Campton Place is great for breakfast and lunch (especially in their café) to taste some Indian dishes prepared by the Indian chef who knows a bit about his spices, although he also makes a pretty good foie gras au torchon with chutney and wonderful cured salmon with brioche.  As for the tiramisu, truly one of the very best I’ve ever had, both in- and outside of Italy.  Now, who is behind this recipe but a very talented pastry chef?  I’d love to hire her/him–though I better not as I might get fat.

Spruce is the American bistro and more par excellence. The neighborhood is great and so is the building and the feeling of the restaurant with wonderful textures and space design.  But people come here for the food–the best and freshest–and while my guest had a version of a beet salad (more like a sashimi of beets and persimmon, with goat cheese and walnut vinaigrette…lovely, plus beets are so good for you), I couldn’t resist the pumpkin soup, so thick and so well-seasoned.  Both the sea bass and the halibut were superbly cooked, but the pièce de résistance was an order of freshly baked palmiers and beignets with crème anglaise and chocolate sauce…to die for.  A glass of Oregon pinot noir was a great accompaniment.

Chouquet’s, a small restaurant and wine bar on Fillmore St., was especially nice after a shopping spree in the area, offering dishes such as oysters, goat cheese tartlette, tuna over cucumber salad with meyer lemon dressing and many wines by the glass.

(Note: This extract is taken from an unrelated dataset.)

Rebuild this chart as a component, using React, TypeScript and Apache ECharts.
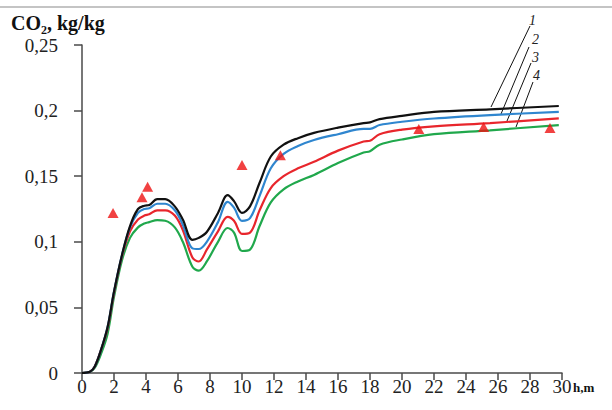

La Boulange…what a treat.  The original is on Pine St. and the savvy and accomplished bordelaise owner/baker has now opened several cafés and bakeries in town where sandwiches, salads and even burgers are served.  For me, the bakery is zee place to visit because the selection and freshness are a plus.  It is, without a doubt, my very favorite bakery (I should say boulangerie-patisserie as they make not only great breads, croissants and brioches but also financiers, madeleines, cannelés, tarts and éclairs, etc.) in the entire USA.  I’m just glad I don’t live in San Francisco…


The Compound, the renowned restaurant of chef Mark Kiffin’s, is a favorite of mine.  Though the place has been open since the 1960’s, the menu is both modern and delicious.  Choices include a Salad of Endives and Tart Apples with Blue Cheese and Walnut Oil; Cockle Clam Ragu on Bucatini Pasta; Seared Alaskan Halibut with Buttered Bok Choy and Matsutake Mushrooms with Peking Duck Broth; or, for a richer meal, the classic Grilled Beef Tenderloin with Potatoes and Foie Gras Hollandaise.  A well-rounded dessert menu includes such treats as Normandy Apple Tart and Torta Gianduja.


Rover’s is a top pick.  The chef, Thierry Rautureau, is a friend and his food is superb.  Rather than classical French cuisine, he uses French techniques on local ingredients found in the Pacific Northwest.  Dedicated to seasonal foods, his quality is top notch and he sources the best sustainable and organic ingredients.  It’s hard to choose from a list of dishes like Black Cod with Spaghetti Squash, Lentils, Bacon and Red Wine, and Braised Pork Belly with Brussels Sprouts, Quail Egg, Leek and Meyer Lemon Confit; for dessert, choices include Preserved Bing Cherry Clafouti and Chocolate Hazelnut Mousse Torte.


Two favorites this fall/winter in my hometown…

SD26, which I’ve love (the chef Odette Fada is fantastic), has the same food as the old San Domenico but I love their new option of half portions even for main courses.  Top picks include the Pappardelle with Wild Boar Ragu; Chitarra SD26, Tomato and Basil sauce; Pan-Roasted Guinea Hen, chestnuts and leeks; and Lamb Chops, Mint Couscous, Black Mission Figs and Fennel – all were wonderful.

For good pasta dishes and a super vista on Central Park, A Voce Columbus is a solid choice.  It’s a sleek space with a focus on the incredible view, and chef Missy Robbins creates simple but tasty Italian fare to match.